Copyright © 2019 Candlewick Press. All Rights Reserved.

 [Amy] What a lovely comment! Thank you, Uma. I do love mathematics, but even more I love my father who loves mathematics with a passion that people usually only associate with artists or mystics. When I was little, I generally found math boring and pointless in school, but even then I still knew that there was some hidden power and majesty in mathematics. I grew up in a house where I could feel that powerful beauty brewing in the basement, in my father’s tiny office under the stairs. I could smell it brewing in the coffee he drank as he worked and in the strong blue ink he used to write all those pages of symbols I didn’t yet understand. I could hear it in the sound of him bounding up the stairs two at a time to announce to the family that he’d done it – discovered something new, proved a theorem. It was that sense of the mystery and adventure of mathematics that I wanted to convey more than anything else, for Ramanujan was not someone who learned mathematics or even learned to love mathematics in school. He played with numbers on his own for the sheer joy of it.

[Uma] Every book teaches a writer something she didn’t know before. What did writing this book teach you?
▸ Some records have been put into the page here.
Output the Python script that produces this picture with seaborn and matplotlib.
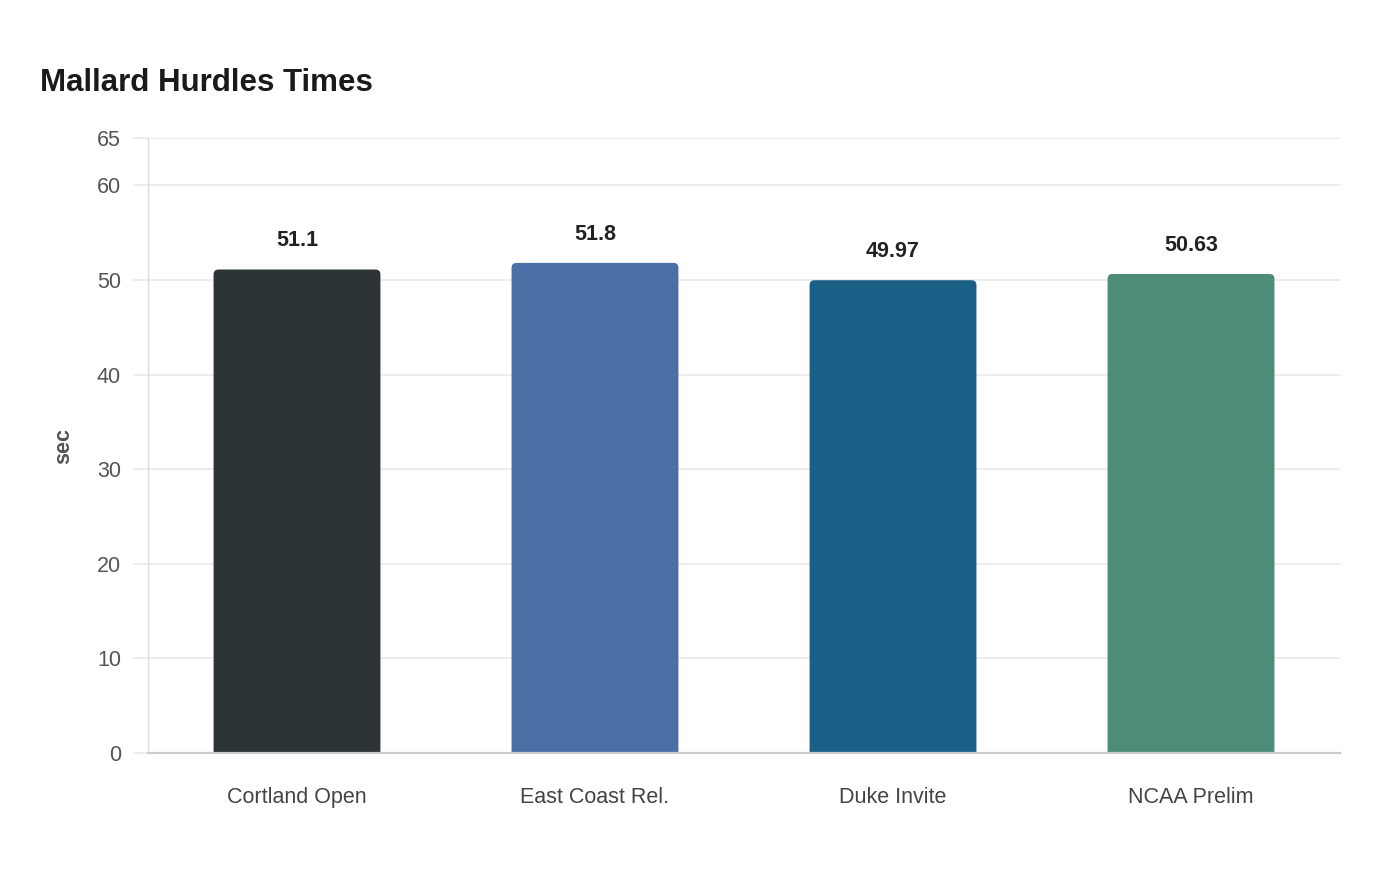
import matplotlib
matplotlib.use("Agg")
import matplotlib.pyplot as plt
import seaborn as sns
import pandas as pd
from matplotlib.patches import FancyBboxPatch

meets = ["Cortland Open", "East Coast Rel.", "Duke Invite", "NCAA Prelim"]
times = [51.1, 51.8, 49.97, 50.63]
labels = ["51.1", "51.8", "49.97", "50.63"]
colors = ["#2d3436", "#4a6fa5", "#1a5f86", "#4e8c7a"]
yticks = [0, 10, 20, 30, 40, 50, 60, 65]

sns.set_theme(style="white")
plt.rcParams["font.family"] = ["Liberation Sans", "DejaVu Sans"]

df = pd.DataFrame({"meet": meets, "sec": times})

fig = plt.figure(figsize=(14, 8.8), dpi=100)
ax = fig.add_axes([148 / 1400, 1 - 753 / 880, (1340 - 148) / 1400, (753 - 138) / 880])

sns.barplot(data=df, x="meet", y="sec", hue="meet", palette=colors, legend=False,
            width=0.56, ax=ax, saturation=1, zorder=3)

ax.set_xlim(-0.5, 3.5)
ax.set_ylim(0, 65)
ax.set_yticks(yticks)

# rounded top corners
fig.canvas.draw()
bbox = ax.get_window_extent()
xpp = 4.0 / bbox.width
ypp = 65.0 / bbox.height
aspect = ypp / xpp
r = 5 * xpp
bars = list(ax.patches)
for p in bars:
    x, y, w, h = p.get_x(), p.get_y(), p.get_width(), p.get_height()
    fc = p.get_facecolor()
    p.remove()
    fb = FancyBboxPatch((x, y - r * aspect), w, h + r * aspect,
                        boxstyle=f"round,pad=0,rounding_size={r}",
                        mutation_aspect=aspect, facecolor=fc, edgecolor="none",
                        zorder=3, clip_on=True)
    ax.add_patch(fb)

for i, (v, lab) in enumerate(zip(times, labels)):
    ax.annotate(lab, (i, v), xytext=(0, 13), textcoords="offset points",
                ha="center", va="bottom", fontsize=15.5, fontweight="bold",
                color="#222222")

ax.grid(axis="y", color="#e8e8e8", linewidth=1.1, zorder=0)
ax.grid(axis="x", visible=False)
for s in ["top", "right"]:
    ax.spines[s].set_visible(False)
ax.spines["left"].set_color("#dddddd")
ax.spines["left"].set_linewidth(1.0)
ax.spines["bottom"].set_color("#cccccc")
ax.spines["bottom"].set_linewidth(1.6)
ax.spines["bottom"].set_zorder(4)

ax.tick_params(axis="y", length=11, color="#e8e8e8", width=1.1, labelsize=15.5,
               labelcolor="#555555", pad=8.5, left=True)
ax.tick_params(axis="x", length=0, labelsize=15.5, labelcolor="#444444", pad=24.5)

ax.set_xlabel("")
ax.set_ylabel("sec", fontsize=15.5, fontweight="bold", color="#555555", labelpad=16)

fig.text(40 / 1400, 1 - 83 / 880, "Mallard Hurdles Times", fontsize=22.5,
         fontweight="bold", color="#1a1a1a", ha="left", va="center")

fig.savefig("out.png", dpi=100, facecolor="white")
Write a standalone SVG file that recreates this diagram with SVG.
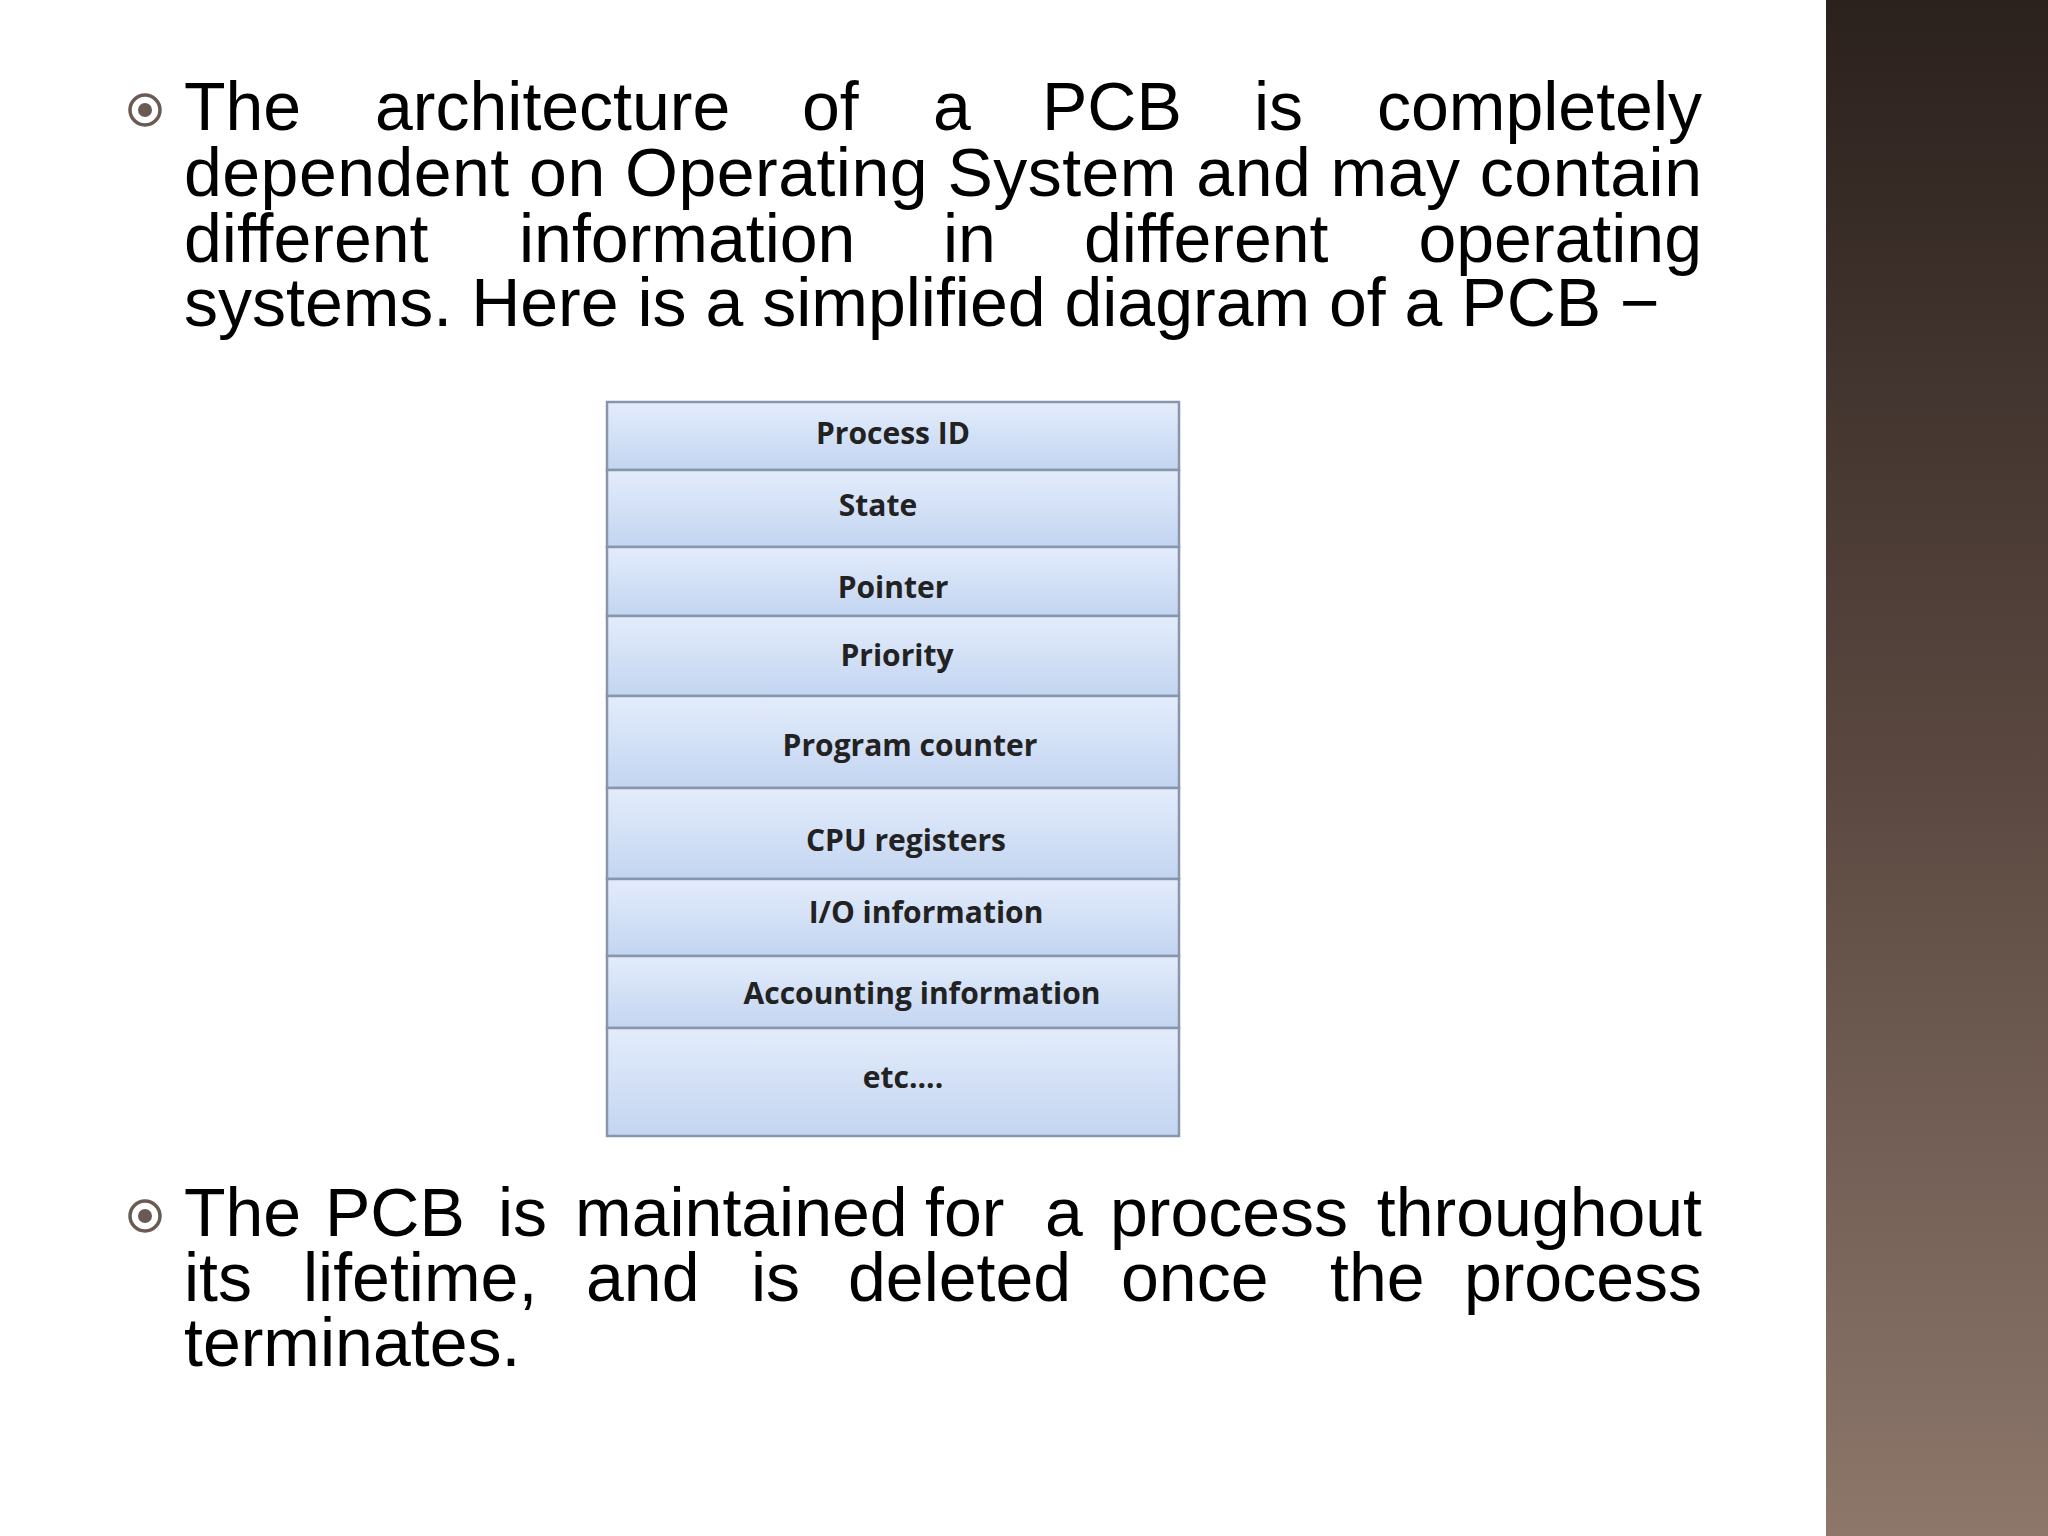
<svg xmlns="http://www.w3.org/2000/svg" width="2048" height="1536" viewBox="0 0 2048 1536">
<defs>
<linearGradient id="band" x1="0" y1="0" x2="0" y2="1"><stop offset="0" stop-color="#2b211d"/><stop offset="0.5" stop-color="#5a4840"/><stop offset="1" stop-color="#8d776b"/></linearGradient>
<linearGradient id="cell" x1="0" y1="0" x2="0" y2="1"><stop offset="0" stop-color="#e3ecfb"/><stop offset="1" stop-color="#c3d5f1"/></linearGradient>
<style>
.p{font-family:"Liberation Sans",Arial,sans-serif;font-size:68px;fill:#000}
.e{text-anchor:end}
.c{fill:url(#cell);stroke:#8796aa;stroke-width:2.5}
.t{font-family:"Open Sans",sans-serif;font-weight:700;font-size:30px;fill:#222;text-anchor:middle}
</style>
</defs>
<rect width="2048" height="1536" fill="#fff"/>
<rect x="1826" y="0" width="222" height="1536" fill="url(#band)"/>
<g id="bullets" fill="none" stroke="#6b5a52">
<circle cx="145" cy="110" r="15" stroke-width="3.5"/><circle cx="145" cy="110" r="7" fill="#6b5a52" stroke="none"/>
<circle cx="145" cy="1216" r="15" stroke-width="3.5"/><circle cx="145" cy="1216" r="7" fill="#6b5a52" stroke="none"/>
</g>
<g id="para1">
<text class="p" x="184" y="130">The</text><text class="p" x="375" y="130">architecture</text><text class="p" x="802" y="130">of</text><text class="p" x="933" y="130">a</text><text class="p" x="1042" y="130">PCB</text><text class="p" x="1254" y="130">is</text><text class="p e" x="1702" y="130">completely</text>
<text class="p" x="184" y="196" textLength="1518" lengthAdjust="spacing">dependent on Operating System and may contain</text>
<text class="p" x="184" y="262">different</text><text class="p" x="519" y="262">information</text><text class="p" x="943" y="262">in</text><text class="p" x="1084" y="262">different</text><text class="p e" x="1702" y="262">operating</text>
<text class="p" x="184" y="326">systems. Here is a simplified diagram of a PCB −</text>
</g>
<g id="pcb">
<rect class="c" x="607" y="402" width="572" height="68"/>
<rect class="c" x="607" y="470" width="572" height="77"/>
<rect class="c" x="607" y="547" width="572" height="69"/>
<rect class="c" x="607" y="616" width="572" height="80"/>
<rect class="c" x="607" y="696" width="572" height="92"/>
<rect class="c" x="607" y="788" width="572" height="91"/>
<rect class="c" x="607" y="879" width="572" height="77"/>
<rect class="c" x="607" y="956" width="572" height="72"/>
<rect class="c" x="607" y="1028" width="572" height="108"/>
<text class="t" x="893" y="444">Process ID</text>
<text class="t" x="878" y="516">State</text>
<text class="t" x="893" y="598">Pointer</text>
<text class="t" x="897" y="666">Priority</text>
<text class="t" x="910" y="756">Program counter</text>
<text class="t" x="906" y="851">CPU registers</text>
<text class="t" x="926" y="923">I/O information</text>
<text class="t" x="922" y="1004">Accounting information</text>
<text class="t" x="903" y="1088">etc....</text>
</g>
<g id="para2">
<text class="p" x="184" y="1236">The</text><text class="p" x="325" y="1236">PCB</text><text class="p" x="498" y="1236">is</text><text class="p" x="575" y="1236">maintained</text><text class="p" x="925" y="1236">for</text><text class="p" x="1045" y="1236">a</text><text class="p" x="1110" y="1236">process</text><text class="p e" x="1702" y="1236">throughout</text>
<text class="p" x="184" y="1301">its</text><text class="p" x="303" y="1301">lifetime,</text><text class="p" x="586" y="1301">and</text><text class="p" x="751" y="1301">is</text><text class="p" x="848" y="1301">deleted</text><text class="p" x="1121" y="1301">once</text><text class="p" x="1330" y="1301">the</text><text class="p e" x="1702" y="1301">process</text>
<text class="p" x="184" y="1366">terminates.</text>
</g>
</svg>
[Amy] Until I wrote this book, I hadn’t yet figured out what kind of beast the picture book biography is or even what my approach to this beast might be. And it occurs to me right now that I’m calling a book a beast because to write one you have to in some sense tame it, in that Little Prince sense of falling in love with the story, of seeing the story as “unique in all the world” and then becoming responsible for it. I learned that a picture book biography only comes into focus for me after a quest to locate the adult in the child, to find out what questions, what passions, what images and stories were already present for the child (in their dreams or games or pursuits) that might predict or prefigure their eventual path. I find this approach so fulfilling because it takes me not only to the luminous ground of the subject’s childhood but also to my own. I think childhood is where most stories are born, but I’ve been able to see this in a more literal way through writing biographies.

[Uma] Amy that’s remarkable—"seeing the story as ‘unique in all the world’ and then becoming responsible for it.” I’m saving this for myself. It’s so rich and so vital. Thank you so much for talking to me, Amy Alznauer!